Faucets come in four basic mechanical designs and differing styles and form factors. Knowing what kind of faucets you have will help when it comes time to replace a worn out part. The most common faucet types from a mechanical aspect are:

1)Compression Washer Faucet

One of the oldest faucet designs, compression washer faucets are commonly found in older homes, although many newer homes will have then installed along with utility sinks. While inexpensive, they are prone to leaks as the washers wear out and require replacement. You can identify a compression faucet by its two handles and a tight rotating motion that is needed to stop the flow of water.

2) Ball Faucet

The first type of washerless faucet, ball faucets are commonly used in kitchens. They have a single handle attached to a rounded cap directly above the spout. The handle moves a plastic or metal ball inside the faucet body controls the flow of water.

3) Disc Faucet

One of the newest faucet designs, ceramic disk faucets have a single lever on top of a wide cylindrical body. The disc faucet mixes hot and cold water inside a mixing chamber called a pressure balance cartridge. Ceramic disks at the bottom of the chamber will raise and lower to control the flow of water while the temperature is adjusted by a side-to-side rotation of the handle.
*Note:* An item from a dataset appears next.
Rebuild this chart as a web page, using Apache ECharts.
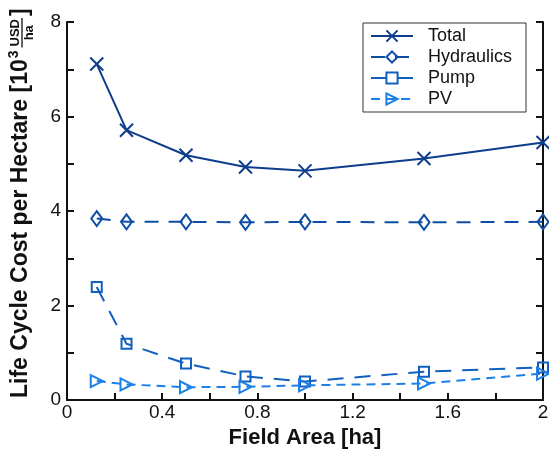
<!DOCTYPE html>
<html>
<head>
<meta charset="utf-8">
<script src="https://cdn.jsdelivr.net/npm/echarts@6/dist/echarts.min.js"></script>
<style>
  html, body { margin: 0; padding: 0; background: #fff; }
  #chart { width: 549px; height: 449px; }
</style>
</head>
<body>
<div id="chart"></div>
<script>
// Field area (ha) at which each configuration was evaluated
const fieldArea = [0.125, 0.25, 0.5, 0.75, 1.0, 1.5, 2.0];

// Life cycle cost per hectare, 10^3 USD/ha
const totalCost      = [7.11, 5.71, 5.18, 4.93, 4.85, 5.11, 5.45];
const hydraulicsCost = [3.84, 3.77, 3.77, 3.76, 3.77, 3.76, 3.77];
const pumpCost       = [2.39, 1.19, 0.77, 0.50, 0.39, 0.60, 0.69];
const pvCost         = [0.40, 0.33, 0.27, 0.28, 0.31, 0.35, 0.56];

const seriesNames = ['Total', 'Hydraulics', 'Pump', 'PV'];

const FONT = '"Liberation Sans", Arial, Helvetica, sans-serif';
const AXIS_COLOR = '#111';

const pairs = ys => fieldArea.map((x, i) => [x, ys[i]]);

const CROSS = 'path://M0,0L10,10M10,0L0,10';
const DIAMOND = 'path://M5,0L10,7L5,14L0,7Z';
const SQUARE = 'path://M0,0L10,0L10,10L0,10Z';
const TRI_RIGHT = 'path://M0,0L11,5.5L0,11Z';

function lineSeries(name, ys, color, dash, symbol, size) {
  return {
    name: name,
    type: 'line',
    data: pairs(ys),
    clip: false,
    symbol: symbol,
    symbolSize: size,
    showAllSymbol: true,
    lineStyle: { color: color, width: 2, type: dash },
    itemStyle: { color: 'rgba(255,255,255,0)', borderColor: color, borderWidth: 2 },
    emphasis: { disabled: true },
    z: 3
  };
}

// Text width helper for laying out the rotated y-axis title
const measureCtx = document.createElement('canvas').getContext('2d');
function textWidth(str, font) {
  measureCtx.font = font;
  return measureCtx.measureText(str).width;
}

const titleFont = 'bold 23px ' + FONT;
const supFont = 'bold 14px ' + FONT;
const fracFont = 'bold 13px ' + FONT;
const titleMain = 'Life Cycle Cost per Hectare [10';
const wMain = textWidth(titleMain, titleFont);
const wSup = textWidth('3', supFont);
const wFrac = textWidth('USD', fracFont);
const fracX = wMain + wSup + 5;

const chart = echarts.init(document.getElementById('chart'), null, { renderer: 'canvas' });

const axisCommon = {
  axisLine: { show: true, onZero: false, lineStyle: { color: AXIS_COLOR, width: 2 } },
  axisTick: { show: true, inside: true, length: 7, lineStyle: { color: AXIS_COLOR, width: 2 } },
  minorTick: { show: true, splitNumber: 2, length: 7, lineStyle: { color: AXIS_COLOR, width: 2 } },
  splitLine: { show: false },
  minorSplitLine: { show: false }
};

chart.setOption({
  animation: false,
  backgroundColor: '#fff',
  grid: { left: 67, right: 6, top: 22, bottom: 49, containLabel: false, outerBoundsMode: 'none' },
  xAxis: Object.assign({
    type: 'value',
    min: 0, max: 2, interval: 0.4,
    name: 'Field Area [ha]',
    nameLocation: 'middle',
    nameGap: 26,
    nameTextStyle: { fontFamily: FONT, fontSize: 22, fontWeight: 'bold', color: '#111' },
    axisLabel: {
      fontFamily: FONT, fontSize: 19, color: '#111', margin: 3,
      formatter: v => (Math.round(v * 10) / 10).toString()
    }
  }, axisCommon),
  yAxis: [
    Object.assign({
      type: 'value',
      min: 0, max: 8, interval: 2,
      axisLabel: { fontFamily: FONT, fontSize: 19, color: '#111', margin: 6 }
    }, axisCommon),
    Object.assign({
      type: 'value',
      position: 'right',
      min: 0, max: 8, interval: 2,
      axisLabel: { show: false }
    }, axisCommon)
  ],
  legend: {
    orient: 'vertical',
    left: 363, top: 23,
    data: seriesNames,
    backgroundColor: '#fff',
    borderColor: '#333',
    borderWidth: 1,
    padding: [4, 14, 4, 7],
    itemWidth: 42,
    itemHeight: 14,
    itemGap: 3,
    selectedMode: false,
    textStyle: { fontFamily: FONT, fontSize: 18, color: '#111', padding: [0, 0, 0, 10] }
  },
  series: [
    lineSeries('Total', totalCost, '#0d3d8c', 'solid', CROSS, [13, 13]),
    lineSeries('Hydraulics', hydraulicsCost, '#0b4ea3', [14, 10], DIAMOND, [11, 15]),
    lineSeries('Pump', pumpCost, '#1060bf', [16, 11], SQUARE, [10, 10]),
    lineSeries('PV', pvCost, '#1c80e6', [9, 6], TRI_RIGHT, [12, 12])
  ],
  graphic: [{
    type: 'group',
    x: 21, y: 398,
    rotation: Math.PI / 2,
    children: [
      { type: 'text', x: 0, y: 0,
        style: { text: titleMain, font: titleFont, fill: '#111', textVerticalAlign: 'middle' } },
      { type: 'text', x: wMain + 1, y: -7,
        style: { text: '3', font: supFont, fill: '#111', textVerticalAlign: 'middle' } },
      { type: 'text', x: fracX + wFrac / 2, y: -6,
        style: { text: 'USD', font: fracFont, fill: '#111',
                 textAlign: 'center', textVerticalAlign: 'middle' } },
      { type: 'line', shape: { x1: fracX - 1, y1: 1, x2: fracX + wFrac + 1, y2: 1 },
        style: { stroke: '#111', lineWidth: 1.3 } },
      { type: 'text', x: fracX + wFrac / 2, y: 8,
        style: { text: 'ha', font: fracFont, fill: '#111',
                 textAlign: 'center', textVerticalAlign: 'middle' } },
      { type: 'text', x: fracX + wFrac + 3, y: 0,
        style: { text: ']', font: titleFont, fill: '#111', textVerticalAlign: 'middle' } }
    ]
  }]
});
</script>
</body>
</html>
4) Cartridge Faucet (Two Handle)

Cartridge faucets utilize a movable stem cartridge which moves up and down to control the flow of water. You can identify a cartridge faucet by turning the knob and feeling it move with an up and down motion.

In Addition to mechanical design, there are various form factors that you will find faucets in. First, it is important to note that there are wall mounted and deck mounted faucets. In both cases there are typically 3 form factors. It is important to understand these form factors prior to ordering a faucet to ensure that the faucet matches the vanity or kitchen countertops you have in your home. The most common form factors are:


1) Single Hole

Providing more precise volume and temperature control, single-hole faucets make the most of a small sink space. This type of faucet is also much easier to install. If you have chosen a single-hole faucet but have multiple holes in your existing cabinet, look for a faucet with an option escutcheon plate. If you have one hole on your existing sink or countertop, this is an ideal fit.


2) Centerset aka 4" Faucet 

A centerset faucet ​works with both single-hole and 3-hole basins; this is an easy-to-install option. This style features a deckplate that contains the handles and spout in one plate. This type of faucet can be used on sinks and countertops with one to three holes. Centerset faucets require holes with 4-inch centers. This is the measurement from the center of the left hole to the center of the right. This is a popular faucet style.


3) Wall Mounted

Wall-mounted faucets are hung on the wall above the sink, making countertop cleanup easier. It requires a separate wall-mounted valve and drain for installation. Also, a new rough-in valve may be required when replacing an existing wall-mounted faucet.


4) Widespread aka 8" - 16" Widespread Faucet

Faucets and handles are mounted individually to the sink or countertop without a deckplate in a widespread faucet. Multiple holes on your countertop or sink are required for installation. Widespread faucets require holes with a range of 8-inch to 16-inch centers. Also known as non-deckplate faucets, widespread faucets are the most popular option.


 5) Vessel Sink Faucet

Vessel sinks sit above the countertop, and therefore require taller faucets. Faucets that are taller than 4 inches will clear most vessel sink basins and are therefore called vessel sink faucets. It is important to measure the height of your vessel sink before purchasing a faucet.